Understanding Data Governance and Data Quality
This morning, I read an interesting blog on the topic of “Data Governance in Silos? Bad Idea” in ITBusinessEdge. Intuitively, the idea of a corporate-wide standard for data governance and data quality makes sense. I also like the idea that it is both more effective and efficient when data quality is done in a standard fashion, by experts using common tools. Managing data in silos certainly seems inefficient, and likely to leave gaps in coverage.
The author, Loraine Lawson, links to an earlier post where she talks to the very important topic of ensuring the reliability of the data used to make decisions (the data used by business intelligence software, residing in enterprise applications and warehouses).
I wholeheartedly agree with her that before you embark on a business intelligence journey (or simply one of enhancing your analytics) you need confidence that the underlying data is complete, accurate, timely, and current. Enterprise information management (EIM) software can be of great assistance (SAP and IBM are examples of vendors with a range of solutions).
But, just what is data governance anyway? I found a valuable 2007 article in CIO. It says:
“Data is valuable. As the challenge of protecting customer data mounts, more and more businesses are embracing data-governance strategies to manage the information that serves as the lifeblood of the company. Without a doubt, data has become the raw material of the information economy, and data governance is a strategic imperative.
OK. I can accept the need to be concerned with the quality and use of corporate data.
Wikipedia has a page on the topic. It says that “Data governance encompasses the people, processes, and information technology required to create a consistent and proper handling of an organization’s data across the business enterprise.”
But, auditors and others have been talking about the integrity of data for ages: just think of good old input-output controls and concerns for data security. How is this different? Why do we talk about data governance separately from risk management and internal controls/security?
The Wikipedia piece also says:
“Data governance initiatives improve data quality by assigning a team responsible for data’s accuracy, accessibility, consistency, and completeness, among other metrics. This team usually consists of executive leadership, project management, line-of-business managers, and data stewards. The team usually employs some form of methodology for tracking and improving enterprise data, such as Six Sigma, and tools for data mapping, profiling, cleansing, and monitoring data.”
This doesn’t seem to include how data is created and transformed within business applications like accounts payable and manufacturing – where the focus has to be on controls within those processes to ensure the completeness, accuracy, and validity of the transactions. Or does it? Maybe the intent is that data governance includes the controls within business processes!
Let me propose this and ask for your comments:
- Data created or transformed during business processes should be subject to controls and security within those business processes. The level of resources allocated should be appropriate to the level of risk if that data is not correct.

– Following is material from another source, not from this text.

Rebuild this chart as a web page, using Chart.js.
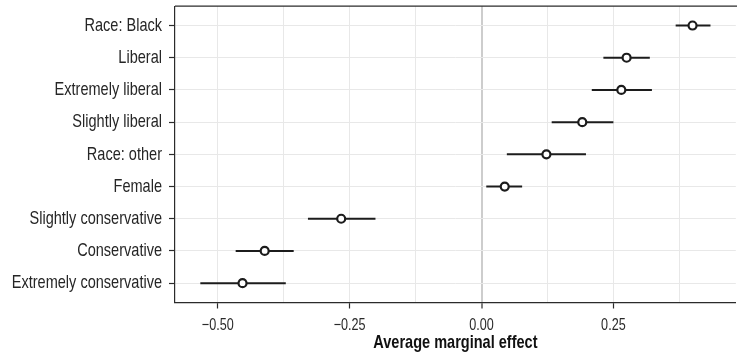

- Once the business processes have led to data being retained for analysis, reporting, etc., controls need to be in place to ensure it remains complete and reliable.
- If risks to data (e.g., theft, loss, corruption, lack of integrity, unauthorized access) are significant to the organization, they need to be addressed.
- If your organization relies on corporate data as a source for reporting (for example for financial and operational reporting, providing management with information used as a basis for decisions, or for other regulatory reporting), the risk of errors or omissions in that data might be significant.
Focusing on just one of these cannot be right.
So, however you define data governance, you need to address:
- How data is created and transformed during business processes
- How data is stored and protected, so that it retains its integrity
- How data is then used as a basis for analysis, business intelligence, decision-making, and reporting – which includes how data is transformed in that process (including aggregation of data from multiple sources)
Returning to the original “Data Governance in Silos? Bad Idea” article, I suggest that organizations should not only look at how they manage ‘data at rest’ in data warehouses and repositories – and avoid silos – but also consider the systems and processes where the data is created and transformed. Are those business processes and the related controls performed in silos? Are there opportunities to improve effectiveness and efficiency through standard approaches and tools?
I am interested in how you see this. Questions for you:
- How do you define data governance?
- Does it include controls and security within business processes like manufacturing and sales invoicing? Or does it only apply to ‘data at rest’?
- Who is responsible for it? Process owners or IT, or both?
- Do you have specialized tools to ensure the quality of data used in analysis and reporting?
- Do you agree with what I have laid out?